Although chains often aren’t the finest eateries, we many years ago became fond of several menu items and the atmosphere in Applebee’s restaurants. Last year, I was amazed to hear an elderly lady at an adjacent table ask for the senior discount. The waitress said, “Sure,” and knocked 10 percent off the tab. Applebee’s had provided a 10 percent senior discount for all the years we’d eaten there, but they never advertised it. You had to ask for it. Now that we’re in the know, I ask every time.

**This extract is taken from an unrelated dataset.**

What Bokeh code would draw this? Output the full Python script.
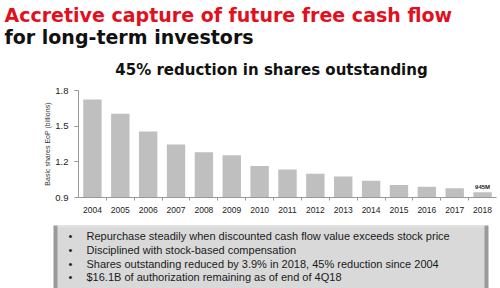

Lowe’s offers a 10 percent discount on Memorial Day and Veteran's Day to all veterans, and at all times to active service people. Home Depot matches the perk. But, again, vets must request the discount and they may have to show some evidence of their service. We’re remodeling our home and improving the landscaping. We’ve saved hundreds of dollars with those discounts.

If a little junk food is in order, Wendy’s is one place to get it. You can go there and pay the regular prices, which most do, or, at least here in Michigan, you can first visit a web site ( and get coupons that will cut your burger tab in half. And, if you’re a senior and ask for it, you can get a drink for pennies and get a free refill as often as you go back.

If you have a personal hang up about asking for a discount, try a little humor to put yourself at ease. My favorite tactic is: “I know you find it hard to believe I’m a senior. But I am. Do you have a senior discount?” That almost always brings on a smile, and occasionally nets a discount I wasn’t expecting. The world can use more smiles, and we can use more discounts.

It pays to be alert and do a little detective work. My local newspaper published a story on utility costs. Buried near the end was a brief description of a Senior Citizen Electric Credit of $3.00 per month if the household head is over age 65. I checked out the company’s web page and learned to my surprise that no income levels were involved, and I was eligible. It took 10 minutes to make a phone call and sign up.

The bad news is I missed $63 in credits that could have been mine had I been on the ball and checked out utility perks when we moved here. However, figuring we will gain $36 over the next year, I took Sandy to lunch in celebration—at Applebees using a senior discount, of course.

“Ask and it shall be given you. Seek and ye shall find.”

Good biblical advice. And on a more secular note, when you’re dealt a handful of aces—play them!